China, Russia see US 'bullying' as IAEA adopts anti-Iran resolution
Iran Press TV
Friday, 19 June 2020 8:51 AM
China and Russia have rebuked the International Atomic Energy Agency for giving in to US "bullying" as the IAEA's board of governor on Friday passed a resolution critical of Iran for the first time since 2012.
The resolution, submitted by France, Britain and Germany, comes at a time when the United States is working to extend an arms embargo against Iran.
Diplomats attending the Friday meeting in Vienna were cited as saying that the resolution called on Iran to allow access to two former sites mentioned in two IAEA reports.
Iranian officials have said Tehran has responded to all outstanding questions about its nuclear activities and the IAEA has repeatedly confirmed it. The new questions, they say, have been raised based on information fabricated by Israel.
Iran's Foreign Ministry spokesman Abbas Mousavi on Monday regretted that the IAEA has chosen to ignore Tehran's long history of cooperation, warning that a new resolution "would somehow complicate Iran's cooperation with the agency".
"They are opening a closed case. The basis for their allegations is the information that is claimed to have been obtained through espionage by the Zionist regime and [Israeli prime minister Benjamin] Netanyahu," Mousavi said.
China submitted a 5-page statement to the IAEA on Thursday, saying "The root causes of this situation lie in the unilateral and bullying practices of the US."
China's envoy Wang Qun said should the resolution pass, it could sound the death knell for the landmark 2015 nuclear agreement between Iran and world countries.
The Trump administration exited the deal known as the Joint Comprehensive Plan of Action (JCPOA) in 2018, but other signatories vowed to salvage it.
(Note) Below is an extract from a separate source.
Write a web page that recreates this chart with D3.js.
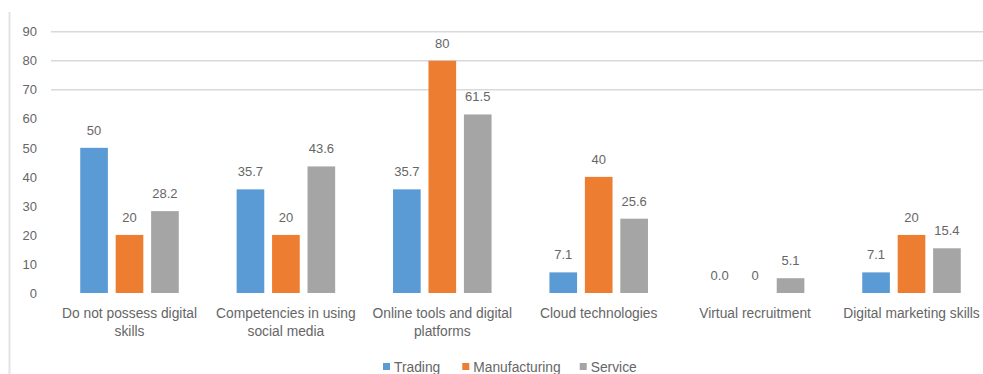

Washington is now working to extend a UN-imposed arms embargo due to expire in October under Tehran's nuclear deal.
The European Union's top diplomat Josep Borrell said this month that since the United States has already withdrawn from the nuclear agreement with Iran, it can't now use its former membership of the pact to try to impose a permanent arms embargo on the Islamic Republic.
"The United States has withdrawn from the JCPOA, and now they cannot claim that they are still part of the JCPOA in order to deal with this issue from the JCPOA agreement. They withdraw. It's clear. They withdraw," Borrell said.
European officials, however, have never seriously stood up to the US. They have already failed to take steps to ensure that Tehran benefit from the deal following Washington's unilateral withdrawal from the accord in May 2018.
Making the situation worse, the US-backed resolution drafted by the three European powers calls on Iran to "fully cooperate" with IAEA requests to visit the two sites that the Israeli "information" claims may have hosted low-level atomic work two decades ago.
The resolution comes just after IAEA Director General Mariano Grossi said Monday that the agency "continues to verify the non-diversion of nuclear material declared by Iran under its Safeguards Agreement".
"To date, the Agency has not observed any changes to Iran's implementation of its nuclear-related commitments in connection with this particular announcement, or in the level of cooperation by Iran in relation to Agency verification and monitoring activities under the JCPOA," he said.
The agency has closed a dossier addressing "possible military dimensions" of Iran's nuclear energy program.
Russia's Ambassador to International Organizations in Vienna, Mikhail Ulyanov, also questioned the need for a resolution, saying the recent dispute between Iran and the IAEA should not be overdramatized.
"Deeply disappointed and concerned that #Tehran and the Secretariat are yet to resolve the issue of access to two locations in Iran that are of interest to the Agency," Russian mission in Vienna quoted Ulyanov as saying in a post published on its official Twitter page.
"However, there are no reasons whatsoever to overdramatize the situation," he added.
On Thursday, Iran's permanent representative to Vienna-based International Atomic Energy Agency, Kazem Gharibabadi, said "no country will open its territory to the inspections" only based on continuous allegations provided by its own enemy.
"Possibly you may ask why Iran does not grant access to the two locations automatically. The answer is clear: as a matter of sovereignty, no country opens its territory to the inspections only based on continuous allegations provided by its own enemy, even if it is evident that the result of which will prove those allegations to be false," the Iranian diplomat said.
"I would like to ask the Member States to put themselves in our shoes and see if they are ready simply to engage with the Agency every now and then based on unsubstantiated allegations made by their adversaries?!"
According to the IAEA's 129-page 2019 Safeguards Implementation Report, Iran received the biggest part of the inspections that were carried out worldwide by the atomic organization's inspectors, and the figure stood at 21 percent of the entire visits made to various nuclear sites.